## start Collected material

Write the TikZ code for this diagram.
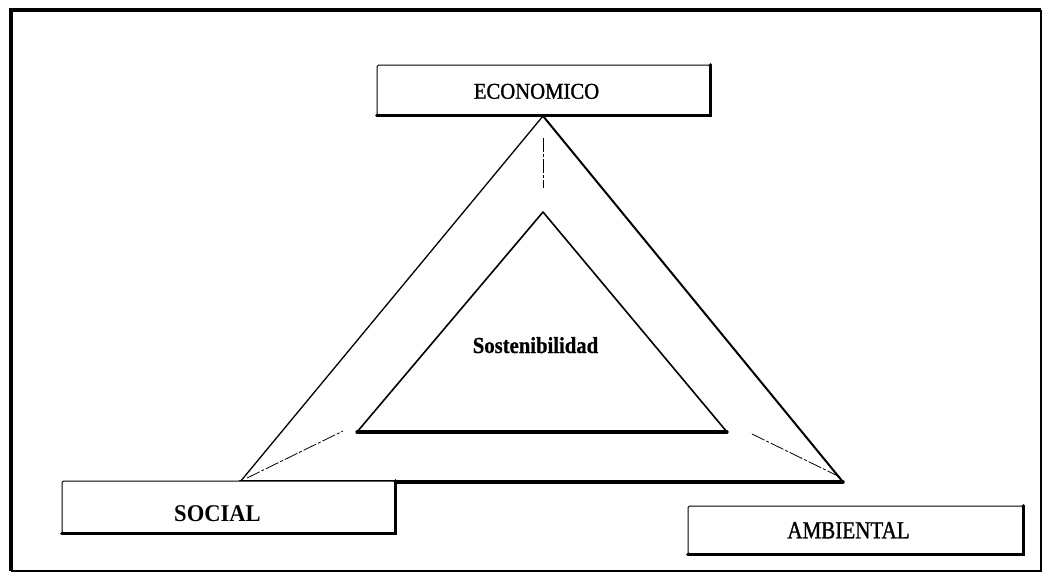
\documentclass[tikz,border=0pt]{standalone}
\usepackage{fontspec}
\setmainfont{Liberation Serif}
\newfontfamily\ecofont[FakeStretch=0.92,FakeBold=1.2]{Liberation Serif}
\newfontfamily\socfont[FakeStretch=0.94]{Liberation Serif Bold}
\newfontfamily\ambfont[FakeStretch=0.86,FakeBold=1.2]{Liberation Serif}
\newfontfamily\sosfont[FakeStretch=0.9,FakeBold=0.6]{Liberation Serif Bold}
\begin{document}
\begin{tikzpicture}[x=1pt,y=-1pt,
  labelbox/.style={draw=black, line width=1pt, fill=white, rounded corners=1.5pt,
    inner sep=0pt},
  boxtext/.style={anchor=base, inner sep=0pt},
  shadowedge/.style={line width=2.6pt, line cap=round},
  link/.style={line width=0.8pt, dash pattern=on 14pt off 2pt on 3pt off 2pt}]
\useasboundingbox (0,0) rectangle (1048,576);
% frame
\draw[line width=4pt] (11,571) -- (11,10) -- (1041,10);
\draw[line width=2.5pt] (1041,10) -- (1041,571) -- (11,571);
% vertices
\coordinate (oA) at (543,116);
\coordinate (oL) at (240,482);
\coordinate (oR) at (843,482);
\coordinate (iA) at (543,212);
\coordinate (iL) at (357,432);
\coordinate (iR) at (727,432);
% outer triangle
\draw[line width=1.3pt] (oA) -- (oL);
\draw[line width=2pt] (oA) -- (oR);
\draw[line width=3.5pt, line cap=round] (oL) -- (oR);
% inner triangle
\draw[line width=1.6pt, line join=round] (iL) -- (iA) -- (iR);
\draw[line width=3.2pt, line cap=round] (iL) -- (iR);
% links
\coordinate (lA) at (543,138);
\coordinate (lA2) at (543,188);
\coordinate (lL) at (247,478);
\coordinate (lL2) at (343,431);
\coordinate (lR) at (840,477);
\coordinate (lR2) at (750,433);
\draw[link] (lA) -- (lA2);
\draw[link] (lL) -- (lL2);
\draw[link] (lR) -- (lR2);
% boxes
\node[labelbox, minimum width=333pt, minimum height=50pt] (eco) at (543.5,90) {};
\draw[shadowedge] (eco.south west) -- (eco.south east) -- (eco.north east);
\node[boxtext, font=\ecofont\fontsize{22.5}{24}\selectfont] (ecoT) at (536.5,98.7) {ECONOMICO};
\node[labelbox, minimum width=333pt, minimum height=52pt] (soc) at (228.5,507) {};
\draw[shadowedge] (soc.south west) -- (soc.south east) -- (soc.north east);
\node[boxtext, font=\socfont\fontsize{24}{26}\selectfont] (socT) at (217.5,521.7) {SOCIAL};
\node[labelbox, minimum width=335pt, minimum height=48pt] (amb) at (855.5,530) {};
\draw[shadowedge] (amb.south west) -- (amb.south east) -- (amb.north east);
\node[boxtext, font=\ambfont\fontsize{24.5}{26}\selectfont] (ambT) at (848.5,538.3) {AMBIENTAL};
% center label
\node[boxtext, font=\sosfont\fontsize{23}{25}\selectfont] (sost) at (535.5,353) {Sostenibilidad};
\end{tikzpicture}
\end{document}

## end Collected material

### Task description
Write out the whole listing exactly, and drop the pictures.

### Exercise output
Write the TikZ code for this diagram.
\documentclass[tikz,border=0pt]{standalone}
\usepackage{fontspec}
\setmainfont{Liberation Serif}
\newfontfamily\ecofont[FakeStretch=0.92,FakeBold=1.2]{Liberation Serif}
\newfontfamily\socfont[FakeStretch=0.94]{Liberation Serif Bold}
\newfontfamily\ambfont[FakeStretch=0.86,FakeBold=1.2]{Liberation Serif}
\newfontfamily\sosfont[FakeStretch=0.9,FakeBold=0.6]{Liberation Serif Bold}
\begin{document}
\begin{tikzpicture}[x=1pt,y=-1pt,
  labelbox/.style={draw=black, line width=1pt, fill=white, rounded corners=1.5pt,
    inner sep=0pt},
  boxtext/.style={anchor=base, inner sep=0pt},
  shadowedge/.style={line width=2.6pt, line cap=round},
  link/.style={line width=0.8pt, dash pattern=on 14pt off 2pt on 3pt off 2pt}]
\useasboundingbox (0,0) rectangle (1048,576);
% frame
\draw[line width=4pt] (11,571) -- (11,10) -- (1041,10);
\draw[line width=2.5pt] (1041,10) -- (1041,571) -- (11,571);
% vertices
\coordinate (oA) at (543,116);
\coordinate (oL) at (240,482);
\coordinate (oR) at (843,482);
\coordinate (iA) at (543,212);
\coordinate (iL) at (357,432);
\coordinate (iR) at (727,432);
% outer triangle
\draw[line width=1.3pt] (oA) -- (oL);
\draw[line width=2pt] (oA) -- (oR);
\draw[line width=3.5pt, line cap=round] (oL) -- (oR);
% inner triangle
\draw[line width=1.6pt, line join=round] (iL) -- (iA) -- (iR);
\draw[line width=3.2pt, line cap=round] (iL) -- (iR);
% links
\coordinate (lA) at (543,138);
\coordinate (lA2) at (543,188);
\coordinate (lL) at (247,478);
\coordinate (lL2) at (343,431);
\coordinate (lR) at (840,477);
\coordinate (lR2) at (750,433);
\draw[link] (lA) -- (lA2);
\draw[link] (lL) -- (lL2);
\draw[link] (lR) -- (lR2);
% boxes
\node[labelbox, minimum width=333pt, minimum height=50pt] (eco) at (543.5,90) {};
\draw[shadowedge] (eco.south west) -- (eco.south east) -- (eco.north east);
\node[boxtext, font=\ecofont\fontsize{22.5}{24}\selectfont] (ecoT) at (536.5,98.7) {ECONOMICO};
\node[labelbox, minimum width=333pt, minimum height=52pt] (soc) at (228.5,507) {};
\draw[shadowedge] (soc.south west) -- (soc.south east) -- (soc.north east);
\node[boxtext, font=\socfont\fontsize{24}{26}\selectfont] (socT) at (217.5,521.7) {SOCIAL};
\node[labelbox, minimum width=335pt, minimum height=48pt] (amb) at (855.5,530) {};
\draw[shadowedge] (amb.south west) -- (amb.south east) -- (amb.north east);
\node[boxtext, font=\ambfont\fontsize{24.5}{26}\selectfont] (ambT) at (848.5,538.3) {AMBIENTAL};
% center label
\node[boxtext, font=\sosfont\fontsize{23}{25}\selectfont] (sost) at (535.5,353) {Sostenibilidad};
\end{tikzpicture}
\end{document}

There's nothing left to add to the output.